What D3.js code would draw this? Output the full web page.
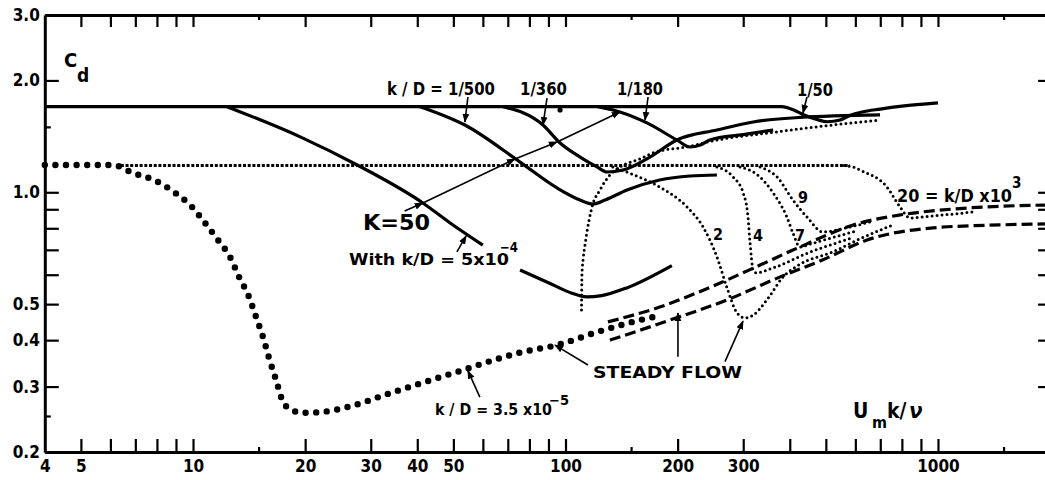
<!DOCTYPE html>
<html><head><meta charset="utf-8">
<script src="https://cdn.jsdelivr.net/npm/d3@7"></script>
<style>
body{margin:0;background:#fff}
svg{display:block}
text{font-family:"DejaVu Sans Condensed","DejaVu Sans",sans-serif;font-stretch:condensed;font-weight:bold;fill:#000}
</style></head><body>
<svg id="c" width="1045" height="480"></svg>
<script>
// ---------- tick data ----------
const xTickValues = [4,5,6,7,8,9,10,15,20,30,40,50,60,70,80,90,100,150,200,300,400,500,600,700,800,900,1000,1500];
const xMinorTicks = [15,150,1500];
const xLabelValues = [4,5,10,20,30,40,50,100,200,300,1000];
const yTickValues = [0.2,0.25,0.3,0.4,0.5,0.6,0.7,0.8,0.9,1.0,1.5,2.0,3.0];
const yRightTickValues = [0.25,0.3,0.4,0.5,0.6,0.7,0.8,0.9,1.0,1.5,2.0,2.5];
const yMinorTicks = [0.25,1.5,2.5];
const yLabelValues = [0.2,0.3,0.4,0.5,1.0,2.0,3.0];
const yLabelTexts  = ["0.2","0.3","0.4","0.5","1.0","2.0","3.0"];

// ---------- series (Re = Um k/nu, Cd) ----------
const topLine50 = [[4,1.70],[381,1.70],[410,1.665],[434,1.62],[473,1.57],[504,1.548],[546,1.565],[580,1.61],[625,1.645],[700,1.675],[800,1.705],[1000,1.74]];
const curve5e4  = [[12.34,1.70],[19.4,1.41],[27.6,1.184],[41.4,0.936],[49,0.827],[60,0.721]];
const kD500     = [[40.7,1.70],[53.7,1.517],[75.5,1.206],[94.9,1.027],[109.4,0.953],[118.5,0.93],[127.7,0.953],[146.3,1.014],[179,1.079],[216,1.106],[255,1.113]];
const kD360     = [[68,1.70],[87,1.517],[96.7,1.357],[110,1.24],[121.5,1.17],[129.2,1.134],[142.7,1.148],[168.6,1.244],[199,1.383],[255,1.471],[319,1.546],[426,1.59],[699,1.615]];
const kD180     = [[122,1.70],[140,1.645],[165.5,1.537],[199,1.383],[216,1.324],[230,1.34],[244,1.383],[300,1.43],[361,1.471]];
const lowerSolid= [[75.5,0.618],[90,0.571],[104,0.535],[114,0.523],[125,0.527],[146,0.553],[193,0.635]];
const kLine50   = [[37,0.89],[41.4,0.936],[73.2,1.229],[94.9,1.366],[140,1.645]];
const bigDots   = [[4,1.184],[6.1,1.184],[6.9,1.127],[7.86,1.079],[8.89,1.002],[9.94,0.913],[10.77,0.827],[11.67,0.744],[12.57,0.670],[13.29,0.592],[14.13,0.523],[14.76,0.462],[15.41,0.408],[16.0,0.358],[16.7,0.313],[17.44,0.273],[18.44,0.259],[19.74,0.255],[21.9,0.256],[25.9,0.264],[33.8,0.288],[49.9,0.326],[76.9,0.372],[94.9,0.388],[122,0.421],[158.5,0.453],[181.6,0.467]];
const horizDots = [[6.4,1.18],[580,1.18]];
const risingDots= [[110.4,0.482],[110.7,0.60],[111.5,0.66],[113,0.73],[117.8,0.913],[123.7,1.014],[131.6,1.113],[140,1.17],[158.5,1.23],[173,1.28],[216,1.33],[244,1.37],[361,1.45],[618,1.546],[699,1.565]];
const dots2     = [[134,1.17],[146,1.134],[179,1.033],[212,0.913],[234,0.807],[255,0.670],[271,0.556],[289,0.473],[303,0.459],[319,0.467],[347,0.513],[384,0.592],[426,0.64],[520,0.69],[618,0.75],[757,0.817]];
const dots4     = [[255,1.17],[282,1.099],[300,0.996],[309,0.858],[313,0.730],[319,0.618],[325,0.607],[361,0.626],[453,0.69],[580,0.75]];
const dots7     = [[294,1.17],[333,1.099],[361,0.996],[393,0.858],[408,0.777],[426,0.712],[453,0.725],[520,0.755],[600,0.785]];
const dots9     = [[333,1.17],[370,1.099],[408,0.953],[445,0.858],[491,0.782],[560,0.80],[657,0.832]];
const dots20    = [[560,1.18],[600,1.165],[618,1.148],[729.5,1.033],[791,0.913],[841,0.853],[950,0.862],[1242,0.885]];
const upperDash = [[130,0.448],[179,0.491],[260,0.570],[333,0.637],[408,0.699],[618,0.827],[791,0.869],[1197,0.907],[1937,0.924]];
const lowerDash = [[131.6,0.400],[190.8,0.453],[271,0.513],[377,0.592],[491,0.658],[645,0.744],[970,0.802],[1467,0.817],[1937,0.822]];
const strayDots = [[96.7,1.665]];

// ---------- annotation pointers (data coords) ----------
const pointers = [
  [[54.7,1.805],[53.7,1.546]],
  [[89.2,1.793],[87,1.517]],
  [[166.6,1.805],[163.5,1.565]],
  [[445,1.805],[434,1.635]],
  [[51.1,0.691],[54.1,0.763]],
  [[58.9,0.281],[54.7,0.331]],
  [[114.9,0.343],[93.7,0.388]],
  [[200.4,0.361],[200.4,0.473]],
  [[268,0.350],[299.6,0.450]]
];

// ---------- texts ----------
const labelTexts = ["k / D = 1/500","1/360","1/180","1/50","K=50","With  k/D = 5x10","k / D = 3.5 x10","STEADY  FLOW","2","4","7","9","20 = k/D x10"];

const svg = d3.select("#c");
const x = d3.scaleLog().domain([4,2000]).range([44.8,1050.1]);
const y = d3.scaleLog().domain([0.2,3]).range([452,15]);

const defs = svg.append("defs");
defs.append("marker").attr("id","ah").attr("viewBox","0 0 10 10").attr("refX",9).attr("refY",5)
  .attr("markerWidth",9).attr("markerHeight",9).attr("markerUnits","userSpaceOnUse").attr("orient","auto")
  .append("path").attr("d","M0,1.2 L10,5 L0,8.8 z").attr("fill","#000");

// ---------- axes ----------
function styleAxis(g){
  g.select(".domain").attr("stroke","#000").attr("stroke-width",3);
  g.selectAll(".tick line").attr("stroke","#000").attr("stroke-width",2.2);
  g.selectAll("text").style("font-size","17px").attr("fill","#000");
}
const gB = svg.append("g").attr("transform","translate(0,452)")
  .call(d3.axisBottom(x).tickValues(xTickValues).tickSizeInner(-13).tickSizeOuter(0).tickPadding(8)
    .tickFormat(d => xLabelValues.includes(d) ? String(d) : ""));
gB.selectAll(".tick line").filter(d => xMinorTicks.includes(d)).attr("y2",-5);
gB.selectAll(".tick line").filter(d => d===4).remove();
styleAxis(gB);

const gT = svg.append("g").attr("transform","translate(0,15)")
  .call(d3.axisTop(x).tickValues(xTickValues.filter(d=>d!==4)).tickSizeInner(-12).tickSizeOuter(0).tickFormat(""));
gT.selectAll(".tick line").filter(d => xMinorTicks.includes(d)).attr("y2",5);
styleAxis(gT);

const gL = svg.append("g").attr("transform",`translate(${x(4)},0)`)
  .call(d3.axisLeft(y).tickValues(yTickValues).tickSizeInner(-14).tickSizeOuter(0).tickPadding(5)
    .tickFormat(d => { const i = yLabelValues.indexOf(d); return i>=0 ? yLabelTexts[i] : ""; }));
gL.selectAll(".tick line").filter(d => yMinorTicks.includes(d)).attr("x2",6);
styleAxis(gL);

const gR = svg.append("g").attr("transform",`translate(${x(2000)},0)`)
  .call(d3.axisRight(y).tickValues(yRightTickValues).tickSizeInner(-12).tickSizeOuter(0).tickFormat(""));
gR.selectAll(".tick line").filter(d => yMinorTicks.includes(d)).attr("x2",-4);
styleAxis(gR);

// ---------- curves ----------
const line = d3.line().x(d=>x(d[0])).y(d=>y(d[1])).curve(d3.curveMonotoneX);
function draw(data, w, dash, cap){
  svg.append("path").datum(data).attr("d",line).attr("fill","none").attr("stroke","#000")
    .attr("stroke-width",w).attr("stroke-linejoin","round")
    .attr("stroke-linecap",cap||"butt").attr("stroke-dasharray",dash||null);
}
// solid
[topLine50, curve5e4, kD500, kD360, kD180, lowerSolid].forEach(d => draw(d, 3.2));
// big dots
draw(bigDots, 6.4, "0 10.6", "round");
// fine dotted
draw(horizDots, 3, "3 1.7");
[risingDots, dots2, dots4, dots7, dots9, dots20].forEach(d => draw(d, 3, "0 5", "round"));
// dashed
[upperDash, lowerDash].forEach(d => draw(d, 3.2, "11 5"));

// K = 50 line with arrowheads at each crossing
for(let i=0;i<kLine50.length-1;i++){
  svg.append("line").attr("x1",x(kLine50[i][0])).attr("y1",y(kLine50[i][1]))
    .attr("x2",x(kLine50[i+1][0])).attr("y2",y(kLine50[i+1][1]))
    .attr("stroke","#000").attr("stroke-width",1.6).attr("marker-end","url(#ah)");
}
// pointers
pointers.forEach(p => {
  svg.append("line").attr("x1",x(p[0][0])).attr("y1",y(p[0][1])).attr("x2",x(p[1][0])).attr("y2",y(p[1][1]))
    .attr("stroke","#000").attr("stroke-width",1.6).attr("marker-end","url(#ah)");
});
svg.selectAll(".stray").data(strayDots).join("circle").attr("class","stray")
  .attr("cx",d=>x(d[0])).attr("cy",d=>y(d[1])).attr("r",2.6).attr("fill","#000");

// ---------- texts ----------
function txt(s, px, py, size, len, anchor){
  const t = svg.append("text").attr("x",px).attr("y",py).style("font-size",size+"px").text(s);
  if(len) t.attr("textLength",len).attr("lengthAdjust","spacingAndGlyphs");
  if(anchor) t.attr("text-anchor",anchor);
  return t;
}
txt("C", 64, 67, 20);
txt("d", 77, 82, 19);
txt(labelTexts[0], 387, 95, 17, 108);
txt(labelTexts[1], 520, 95, 17, 47);
txt(labelTexts[2], 617, 95, 17, 46);
txt(labelTexts[3], 797, 96, 17, 36);
txt(labelTexts[4], 363, 230, 22, 67);
txt(labelTexts[5], 349, 265, 15, 160);
txt("\u22124", 500, 252, 14, 18);
txt(labelTexts[6], 435, 415, 15, 117);
txt("\u22125", 549, 405, 14, 20);
txt(labelTexts[7], 593, 378, 16, 149);
txt(labelTexts[8], 718, 240, 16, null, "middle");
txt(labelTexts[9], 758, 241, 16, null, "middle");
txt(labelTexts[10], 800, 241, 16, null, "middle");
txt(labelTexts[11], 803, 203, 16, null, "middle");
txt(labelTexts[12], 897, 202, 18, 115);
txt("3", 1012, 188, 15);
txt("U", 853, 418, 21);
txt("m", 872, 428, 16);
txt("k/", 887, 418, 21);
txt("\u03BD", 909, 418, 22).style("font-style","italic");
</script>
</body></html>
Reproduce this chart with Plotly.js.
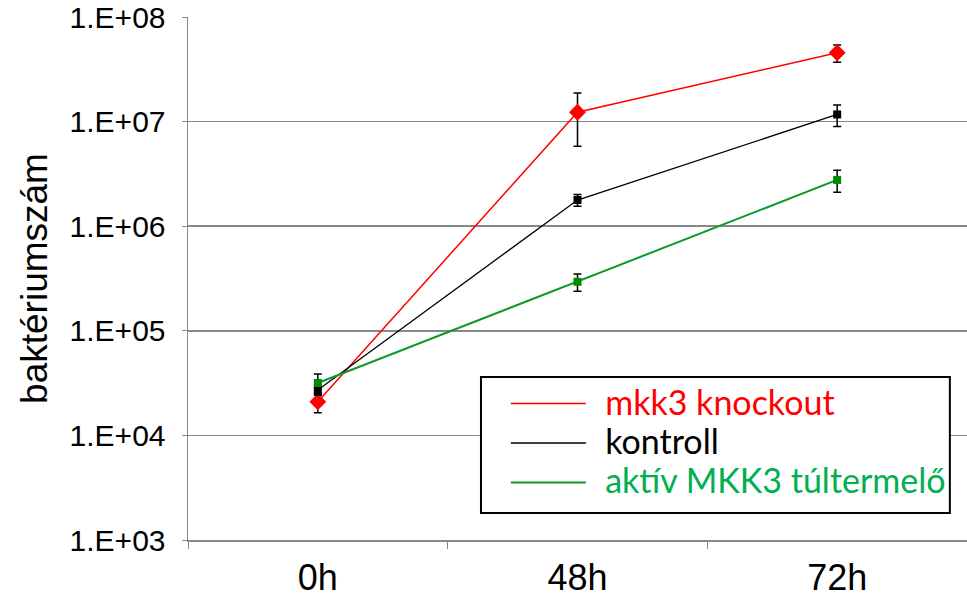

§ **What the exercise asks**: Copy every line in the listing above where the string "this" turns up.

§ **Final answer**:
What D3.js code would draw this? Output the full web page.
Reproduce this chart with Plotly.js.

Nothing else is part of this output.